* OBJECTIVE
Return each line of the data below exactly, omitting any pictures.

* SUPPLIED INFORMATION
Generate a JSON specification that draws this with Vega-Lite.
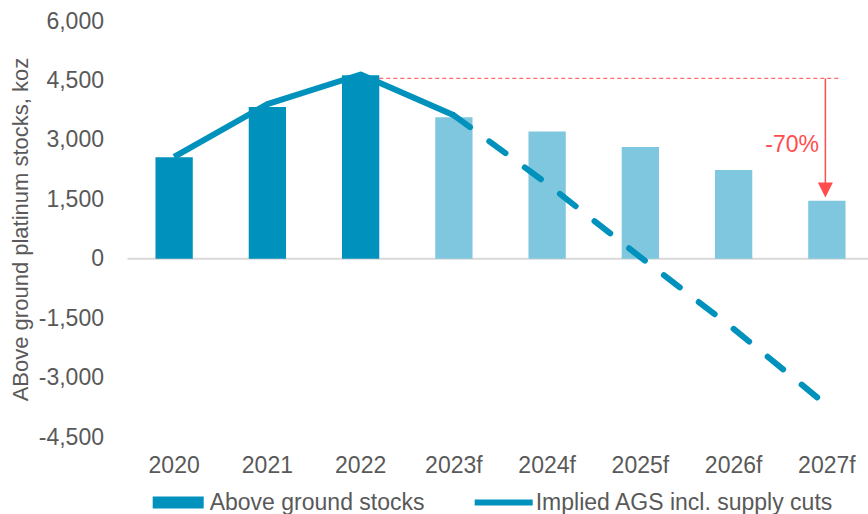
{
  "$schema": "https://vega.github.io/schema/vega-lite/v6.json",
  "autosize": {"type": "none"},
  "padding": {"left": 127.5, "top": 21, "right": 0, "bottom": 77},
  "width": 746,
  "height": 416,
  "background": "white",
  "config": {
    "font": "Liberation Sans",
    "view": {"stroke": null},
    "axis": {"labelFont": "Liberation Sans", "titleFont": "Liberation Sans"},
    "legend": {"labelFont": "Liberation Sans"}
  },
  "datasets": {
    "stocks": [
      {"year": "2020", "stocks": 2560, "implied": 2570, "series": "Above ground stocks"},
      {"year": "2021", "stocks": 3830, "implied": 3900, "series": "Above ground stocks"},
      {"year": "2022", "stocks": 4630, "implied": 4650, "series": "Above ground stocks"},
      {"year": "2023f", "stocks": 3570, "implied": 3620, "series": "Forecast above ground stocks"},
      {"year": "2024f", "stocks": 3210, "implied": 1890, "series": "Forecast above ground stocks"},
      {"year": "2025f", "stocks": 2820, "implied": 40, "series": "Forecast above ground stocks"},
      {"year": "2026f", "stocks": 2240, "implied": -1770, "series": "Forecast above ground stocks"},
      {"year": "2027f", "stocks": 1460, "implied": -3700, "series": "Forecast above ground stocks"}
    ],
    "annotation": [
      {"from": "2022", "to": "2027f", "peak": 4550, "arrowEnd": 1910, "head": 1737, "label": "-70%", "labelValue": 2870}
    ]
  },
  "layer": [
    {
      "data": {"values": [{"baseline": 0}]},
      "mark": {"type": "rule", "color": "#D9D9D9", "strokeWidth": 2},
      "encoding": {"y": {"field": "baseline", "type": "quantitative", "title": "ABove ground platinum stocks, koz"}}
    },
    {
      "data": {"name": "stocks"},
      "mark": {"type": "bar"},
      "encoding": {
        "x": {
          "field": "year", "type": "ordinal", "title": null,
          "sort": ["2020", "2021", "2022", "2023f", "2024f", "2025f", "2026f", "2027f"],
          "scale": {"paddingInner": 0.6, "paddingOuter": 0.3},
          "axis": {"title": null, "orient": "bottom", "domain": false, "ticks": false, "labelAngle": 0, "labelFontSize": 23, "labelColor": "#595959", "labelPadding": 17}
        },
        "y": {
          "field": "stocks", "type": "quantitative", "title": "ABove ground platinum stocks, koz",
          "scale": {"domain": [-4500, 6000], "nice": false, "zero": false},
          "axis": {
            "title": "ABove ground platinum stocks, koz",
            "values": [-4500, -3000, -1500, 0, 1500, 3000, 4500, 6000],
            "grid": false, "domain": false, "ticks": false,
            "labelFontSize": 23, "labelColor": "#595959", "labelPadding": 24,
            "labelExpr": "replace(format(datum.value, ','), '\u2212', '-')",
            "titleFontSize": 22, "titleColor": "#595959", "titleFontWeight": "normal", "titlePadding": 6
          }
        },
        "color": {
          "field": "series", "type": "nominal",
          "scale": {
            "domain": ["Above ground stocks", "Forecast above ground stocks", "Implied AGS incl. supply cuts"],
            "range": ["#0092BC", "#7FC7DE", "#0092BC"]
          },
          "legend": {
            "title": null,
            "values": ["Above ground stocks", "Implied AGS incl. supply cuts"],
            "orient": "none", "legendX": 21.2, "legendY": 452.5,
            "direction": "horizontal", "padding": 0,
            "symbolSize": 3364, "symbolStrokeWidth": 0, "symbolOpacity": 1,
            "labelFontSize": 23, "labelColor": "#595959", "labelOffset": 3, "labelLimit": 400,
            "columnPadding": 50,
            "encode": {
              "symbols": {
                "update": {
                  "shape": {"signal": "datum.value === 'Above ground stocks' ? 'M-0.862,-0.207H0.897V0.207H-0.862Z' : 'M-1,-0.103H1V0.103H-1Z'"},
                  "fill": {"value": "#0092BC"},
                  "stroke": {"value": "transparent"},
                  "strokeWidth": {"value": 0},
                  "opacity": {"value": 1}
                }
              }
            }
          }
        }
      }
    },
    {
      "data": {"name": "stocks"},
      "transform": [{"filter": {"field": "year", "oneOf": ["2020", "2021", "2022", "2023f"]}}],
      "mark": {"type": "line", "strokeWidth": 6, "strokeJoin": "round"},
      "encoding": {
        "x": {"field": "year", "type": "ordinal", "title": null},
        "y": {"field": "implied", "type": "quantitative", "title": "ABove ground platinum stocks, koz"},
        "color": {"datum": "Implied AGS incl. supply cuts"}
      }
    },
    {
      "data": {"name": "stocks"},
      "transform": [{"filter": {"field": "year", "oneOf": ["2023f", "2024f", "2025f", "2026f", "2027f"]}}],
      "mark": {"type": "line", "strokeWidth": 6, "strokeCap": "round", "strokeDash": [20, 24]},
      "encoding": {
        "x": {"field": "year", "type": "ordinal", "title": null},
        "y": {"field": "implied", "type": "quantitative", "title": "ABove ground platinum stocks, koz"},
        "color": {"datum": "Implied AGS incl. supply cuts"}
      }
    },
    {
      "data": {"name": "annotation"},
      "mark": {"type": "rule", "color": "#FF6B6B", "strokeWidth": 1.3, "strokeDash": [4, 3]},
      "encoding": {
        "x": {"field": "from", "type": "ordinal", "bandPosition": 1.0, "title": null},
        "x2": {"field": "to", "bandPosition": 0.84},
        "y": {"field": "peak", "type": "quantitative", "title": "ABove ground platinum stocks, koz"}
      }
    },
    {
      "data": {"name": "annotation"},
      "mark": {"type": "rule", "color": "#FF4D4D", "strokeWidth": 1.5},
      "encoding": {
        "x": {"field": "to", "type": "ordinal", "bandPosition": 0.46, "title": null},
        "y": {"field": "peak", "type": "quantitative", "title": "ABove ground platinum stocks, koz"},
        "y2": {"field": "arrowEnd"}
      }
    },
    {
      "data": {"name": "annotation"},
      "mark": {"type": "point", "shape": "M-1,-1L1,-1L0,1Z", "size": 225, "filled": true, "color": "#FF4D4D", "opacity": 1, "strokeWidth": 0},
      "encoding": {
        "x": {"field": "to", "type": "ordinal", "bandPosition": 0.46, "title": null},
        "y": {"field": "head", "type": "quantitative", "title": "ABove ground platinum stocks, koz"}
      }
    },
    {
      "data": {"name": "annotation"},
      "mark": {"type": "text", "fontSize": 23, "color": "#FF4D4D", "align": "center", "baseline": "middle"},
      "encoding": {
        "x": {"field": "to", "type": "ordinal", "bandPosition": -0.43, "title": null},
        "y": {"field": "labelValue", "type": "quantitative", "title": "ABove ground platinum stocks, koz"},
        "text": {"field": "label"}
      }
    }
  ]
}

* RESULT
Generate a JSON specification that draws this with Vega-Lite.
{
  "$schema": "https://vega.github.io/schema/vega-lite/v6.json",
  "autosize": {"type": "none"},
  "padding": {"left": 127.5, "top": 21, "right": 0, "bottom": 77},
  "width": 746,
  "height": 416,
  "background": "white",
  "config": {
    "font": "Liberation Sans",
    "view": {"stroke": null},
    "axis": {"labelFont": "Liberation Sans", "titleFont": "Liberation Sans"},
    "legend": {"labelFont": "Liberation Sans"}
  },
  "datasets": {
    "stocks": [
      {"year": "2020", "stocks": 2560, "implied": 2570, "series": "Above ground stocks"},
      {"year": "2021", "stocks": 3830, "implied": 3900, "series": "Above ground stocks"},
      {"year": "2022", "stocks": 4630, "implied": 4650, "series": "Above ground stocks"},
      {"year": "2023f", "stocks": 3570, "implied": 3620, "series": "Forecast above ground stocks"},
      {"year": "2024f", "stocks": 3210, "implied": 1890, "series": "Forecast above ground stocks"},
      {"year": "2025f", "stocks": 2820, "implied": 40, "series": "Forecast above ground stocks"},
      {"year": "2026f", "stocks": 2240, "implied": -1770, "series": "Forecast above ground stocks"},
      {"year": "2027f", "stocks": 1460, "implied": -3700, "series": "Forecast above ground stocks"}
    ],
    "annotation": [
      {"from": "2022", "to": "2027f", "peak": 4550, "arrowEnd": 1910, "head": 1737, "label": "-70%", "labelValue": 2870}
    ]
  },
  "layer": [
    {
      "data": {"values": [{"baseline": 0}]},
      "mark": {"type": "rule", "color": "#D9D9D9", "strokeWidth": 2},
      "encoding": {"y": {"field": "baseline", "type": "quantitative", "title": "ABove ground platinum stocks, koz"}}
    },
    {
      "data": {"name": "stocks"},
      "mark": {"type": "bar"},
      "encoding": {
        "x": {
          "field": "year", "type": "ordinal", "title": null,
          "sort": ["2020", "2021", "2022", "2023f", "2024f", "2025f", "2026f", "2027f"],
          "scale": {"paddingInner": 0.6, "paddingOuter": 0.3},
          "axis": {"title": null, "orient": "bottom", "domain": false, "ticks": false, "labelAngle": 0, "labelFontSize": 23, "labelColor": "#595959", "labelPadding": 17}
        },
        "y": {
          "field": "stocks", "type": "quantitative", "title": "ABove ground platinum stocks, koz",
          "scale": {"domain": [-4500, 6000], "nice": false, "zero": false},
          "axis": {
            "title": "ABove ground platinum stocks, koz",
            "values": [-4500, -3000, -1500, 0, 1500, 3000, 4500, 6000],
            "grid": false, "domain": false, "ticks": false,
            "labelFontSize": 23, "labelColor": "#595959", "labelPadding": 24,
            "labelExpr": "replace(format(datum.value, ','), '\u2212', '-')",
            "titleFontSize": 22, "titleColor": "#595959", "titleFontWeight": "normal", "titlePadding": 6
          }
        },
        "color": {
          "field": "series", "type": "nominal",
          "scale": {
            "domain": ["Above ground stocks", "Forecast above ground stocks", "Implied AGS incl. supply cuts"],
            "range": ["#0092BC", "#7FC7DE", "#0092BC"]
          },
          "legend": {
            "title": null,
            "values": ["Above ground stocks", "Implied AGS incl. supply cuts"],
            "orient": "none", "legendX": 21.2, "legendY": 452.5,
            "direction": "horizontal", "padding": 0,
            "symbolSize": 3364, "symbolStrokeWidth": 0, "symbolOpacity": 1,
            "labelFontSize": 23, "labelColor": "#595959", "labelOffset": 3, "labelLimit": 400,
            "columnPadding": 50,
            "encode": {
              "symbols": {
                "update": {
                  "shape": {"signal": "datum.value === 'Above ground stocks' ? 'M-0.862,-0.207H0.897V0.207H-0.862Z' : 'M-1,-0.103H1V0.103H-1Z'"},
                  "fill": {"value": "#0092BC"},
                  "stroke": {"value": "transparent"},
                  "strokeWidth": {"value": 0},
                  "opacity": {"value": 1}
                }
              }
            }
          }
        }
      }
    },
    {
      "data": {"name": "stocks"},
      "transform": [{"filter": {"field": "year", "oneOf": ["2020", "2021", "2022", "2023f"]}}],
      "mark": {"type": "line", "strokeWidth": 6, "strokeJoin": "round"},
      "encoding": {
        "x": {"field": "year", "type": "ordinal", "title": null},
        "y": {"field": "implied", "type": "quantitative", "title": "ABove ground platinum stocks, koz"},
        "color": {"datum": "Implied AGS incl. supply cuts"}
      }
    },
    {
      "data": {"name": "stocks"},
      "transform": [{"filter": {"field": "year", "oneOf": ["2023f", "2024f", "2025f", "2026f", "2027f"]}}],
      "mark": {"type": "line", "strokeWidth": 6, "strokeCap": "round", "strokeDash": [20, 24]},
      "encoding": {
        "x": {"field": "year", "type": "ordinal", "title": null},
        "y": {"field": "implied", "type": "quantitative", "title": "ABove ground platinum stocks, koz"},
        "color": {"datum": "Implied AGS incl. supply cuts"}
      }
    },
    {
      "data": {"name": "annotation"},
      "mark": {"type": "rule", "color": "#FF6B6B", "strokeWidth": 1.3, "strokeDash": [4, 3]},
      "encoding": {
        "x": {"field": "from", "type": "ordinal", "bandPosition": 1.0, "title": null},
        "x2": {"field": "to", "bandPosition": 0.84},
        "y": {"field": "peak", "type": "quantitative", "title": "ABove ground platinum stocks, koz"}
      }
    },
    {
      "data": {"name": "annotation"},
      "mark": {"type": "rule", "color": "#FF4D4D", "strokeWidth": 1.5},
      "encoding": {
        "x": {"field": "to", "type": "ordinal", "bandPosition": 0.46, "title": null},
        "y": {"field": "peak", "type": "quantitative", "title": "ABove ground platinum stocks, koz"},
        "y2": {"field": "arrowEnd"}
      }
    },
    {
      "data": {"name": "annotation"},
      "mark": {"type": "point", "shape": "M-1,-1L1,-1L0,1Z", "size": 225, "filled": true, "color": "#FF4D4D", "opacity": 1, "strokeWidth": 0},
      "encoding": {
        "x": {"field": "to", "type": "ordinal", "bandPosition": 0.46, "title": null},
        "y": {"field": "head", "type": "quantitative", "title": "ABove ground platinum stocks, koz"}
      }
    },
    {
      "data": {"name": "annotation"},
      "mark": {"type": "text", "fontSize": 23, "color": "#FF4D4D", "align": "center", "baseline": "middle"},
      "encoding": {
        "x": {"field": "to", "type": "ordinal", "bandPosition": -0.43, "title": null},
        "y": {"field": "labelValue", "type": "quantitative", "title": "ABove ground platinum stocks, koz"},
        "text": {"field": "label"}
      }
    }
  ]
}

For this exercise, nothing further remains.